**Input rows**
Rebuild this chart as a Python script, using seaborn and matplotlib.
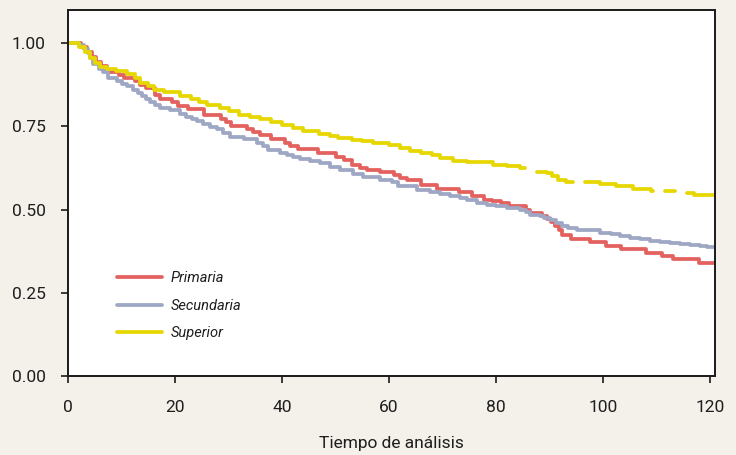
import numpy as np
import pandas as pd
import matplotlib
matplotlib.use("Agg")
import matplotlib.pyplot as plt
import seaborn as sns

# Kaplan-Meier survival estimates by education level (step change points)
primaria_t = [0, 2.5, 3.5, 4.5, 5.3, 6.2, 7.2, 9.5, 10.5, 12.5, 13.5, 14.5, 16.3, 17.2,
              19.5, 20.5, 22.5, 25.5, 28.5, 29.5, 30.5, 33.5, 34.5, 35.8, 38, 40.5, 41.5,
              43, 46.8, 50, 51.5, 53, 54.5, 55.8, 58.4, 61, 62, 63.3, 66, 69, 73, 75.5,
              77.7, 79.3, 81, 82.4, 85.5, 86.3, 88.5, 89.5, 90.3, 91, 91.7, 92.4, 94,
              97.5, 100.5, 103.3, 108, 111, 113, 118, 121]
primaria_s = [1.0, 0.99, 0.975, 0.96, 0.945, 0.932, 0.915, 0.905, 0.895, 0.888, 0.876,
              0.866, 0.845, 0.833, 0.823, 0.813, 0.803, 0.785, 0.773, 0.762, 0.751, 0.743,
              0.733, 0.723, 0.713, 0.700, 0.692, 0.683, 0.671, 0.658, 0.648, 0.635, 0.625,
              0.620, 0.612, 0.603, 0.595, 0.590, 0.575, 0.562, 0.552, 0.541, 0.530, 0.525,
              0.521, 0.512, 0.500, 0.490, 0.482, 0.472, 0.462, 0.450, 0.438, 0.425, 0.412,
              0.402, 0.392, 0.381, 0.370, 0.360, 0.351, 0.341, 0.341]

secundaria_t = [0, 2, 3, 3.7, 4.1, 4.7, 5.7, 6.6, 7.5, 9.1, 10, 11, 12.2, 13, 13.8, 14.5,
                15.3, 16.2, 17.2, 19.1, 20.9, 22, 23.1, 24.2, 25.3, 26.5, 27.8, 29, 30.3,
                32.8, 35.3, 36.5, 37.4, 39.6, 40.9, 42, 43.4, 45.3, 47.1, 49, 50.8, 53.3,
                55.2, 58.3, 60.5, 61.7, 63.3, 65.2, 67.7, 69.5, 71.4, 73.3, 74.5, 76.5,
                78.3, 80, 82, 84.5, 85.5, 86.4, 88.2, 89, 90.1, 91.2, 92.3, 93.5, 95.1, 97,
                99.4, 101.5, 103.2, 105, 106.9, 108.8, 110.7, 112.5, 114.4, 116.2, 118.1,
                119.5, 121]
secundaria_s = [1.0, 0.995, 0.982, 0.97, 0.957, 0.937, 0.923, 0.913, 0.896, 0.886, 0.878,
                0.871, 0.861, 0.851, 0.841, 0.832, 0.823, 0.814, 0.806, 0.798, 0.786, 0.779,
                0.773, 0.765, 0.756, 0.749, 0.741, 0.730, 0.719, 0.711, 0.700, 0.690, 0.679,
                0.671, 0.663, 0.658, 0.653, 0.646, 0.639, 0.629, 0.618, 0.608, 0.598, 0.588,
                0.582, 0.572, 0.570, 0.560, 0.552, 0.548, 0.540, 0.535, 0.528, 0.521, 0.515,
                0.510, 0.505, 0.500, 0.492, 0.485, 0.482, 0.476, 0.470, 0.461, 0.452, 0.446,
                0.440, 0.438, 0.430, 0.426, 0.422, 0.416, 0.411, 0.407, 0.404, 0.401, 0.398,
                0.395, 0.392, 0.389, 0.387]

# NaN entries mark stretches where the curve is not drawn
superior_t = [0, 2, 3.2, 4.2, 5, 6, 7.2, 9, 11, 12.5, 13.5, 15, 16, 18, 21, 23, 24.5, 25.9,
              28.4, 30, 32, 34, 35.9, 38, 40, 42, 44, 47, 49, 50.5, 53, 55, 57, 60, 62, 64,
              66, 68, 69.5, 72, 74.5, 79.5, 82, 84.5, 85.4, 87.7, 89.5, 90.5, 91.6, 93,
              94.4, 96.6, 99.4, 102.5, 105.6, 107.5, 109, 109.3, 111.6, 113.4, 115.7, 117,
              121]
superior_s = [1.0, 0.99, 0.975, 0.955, 0.94, 0.93, 0.922, 0.916, 0.907, 0.895, 0.881,
              0.872, 0.861, 0.853, 0.841, 0.832, 0.823, 0.816, 0.806, 0.797, 0.784, 0.778,
              0.773, 0.762, 0.753, 0.744, 0.735, 0.728, 0.722, 0.715, 0.710, 0.705, 0.699,
              0.693, 0.685, 0.677, 0.670, 0.663, 0.656, 0.645, 0.642, 0.635, 0.632, 0.625,
              np.nan, 0.612, 0.610, 0.600, 0.590, 0.583, np.nan, 0.583, 0.578, 0.570,
              0.563, 0.562, 0.555, np.nan, 0.555, np.nan, 0.550, 0.545, 0.545]

groups = ["Primaria", "Secundaria", "Superior"]
colors = ["#e3625f", "#9ea7c3", "#e6d700"]

x_ticks = [0, 20, 40, 60, 80, 100, 120]
y_ticks = [0.0, 0.25, 0.5, 0.75, 1.0]


def build_frame(name, t, s):
    """Split a step curve into drawable runs; a NaN closes the current run
    by carrying the last value up to that time."""
    rows = []
    run = 0
    last = None
    for ti, si in zip(t, s):
        if np.isnan(si):
            if last is not None:
                rows.append((ti, last, run))
            run += 1
            last = None
        else:
            rows.append((ti, si, run))
            last = si
    df = pd.DataFrame(rows, columns=["tiempo", "supervivencia", "tramo"])
    df["nivel"] = name
    df["tramo"] = name + "_" + df["tramo"].astype(str)
    return df


data = pd.concat([
    build_frame("Primaria", primaria_t, primaria_s),
    build_frame("Secundaria", secundaria_t, secundaria_s),
    build_frame("Superior", superior_t, superior_s),
], ignore_index=True)

sns.set_theme(style="white")
plt.rcParams["font.family"] = ["Roboto", "DejaVu Sans"]

text_color = "#1e1e1e"

fig = plt.figure(figsize=(7.36, 4.55), dpi=100, facecolor="#f4f1ea")
ax = fig.add_axes([0.0924, 0.1736, 0.8797, 0.8044])
ax.set_facecolor("white")

sns.lineplot(data=data, x="tiempo", y="supervivencia", hue="nivel", units="tramo",
             estimator=None, hue_order=groups, palette=colors, drawstyle="steps-post",
             linewidth=2.7, ax=ax, legend=False)

ax.set_xlim(0, 121)
ax.set_ylim(0, 1.1)
ax.set_xticks(x_ticks)
ax.set_xticklabels([str(v) for v in x_ticks])
ax.set_yticks(y_ticks)
ax.set_yticklabels([f"{v:.2f}" for v in y_ticks])
ax.set_xlabel("Tiempo de análisis", fontsize=12.5, color=text_color, labelpad=15)
ax.set_ylabel("")

for sp in ax.spines.values():
    sp.set_visible(True)
    sp.set_color("#1a1a1a")
    sp.set_linewidth(1.4)
ax.tick_params(axis="both", which="major", direction="out", length=5, width=1.2,
               color="#1a1a1a", labelsize=12.5, labelcolor=text_color,
               bottom=True, left=True)
ax.tick_params(axis="y", pad=11)
ax.tick_params(axis="x", pad=12.5)

handles = [plt.Line2D([], [], color=c, linewidth=2.7) for c in colors]
leg = ax.legend(handles, groups, loc="center left", bbox_to_anchor=(0.0757, 0.192),
                frameon=False, borderpad=0, borderaxespad=0, handlelength=3.1,
                handletextpad=0.55, labelspacing=0.92,
                prop={"style": "italic", "size": 10.5})
for txt in leg.get_texts():
    txt.set_color(text_color)

fig.savefig("out.png", dpi=100, facecolor=fig.get_facecolor())
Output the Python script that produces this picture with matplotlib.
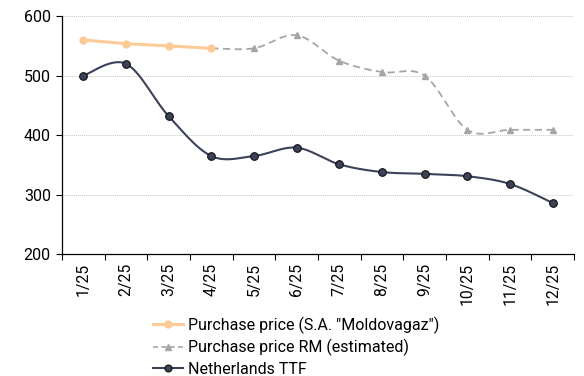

**What you are asked to do**
Each line from the top of the material through the line containing "import seaborn as sns" should be reproduced exactly; please drop any images.

**Completed exercise**
Rebuild this chart as a Python script, using seaborn and matplotlib.
import numpy as np
import pandas as pd
import matplotlib
matplotlib.use("Agg")
import matplotlib.pyplot as plt
import seaborn as sns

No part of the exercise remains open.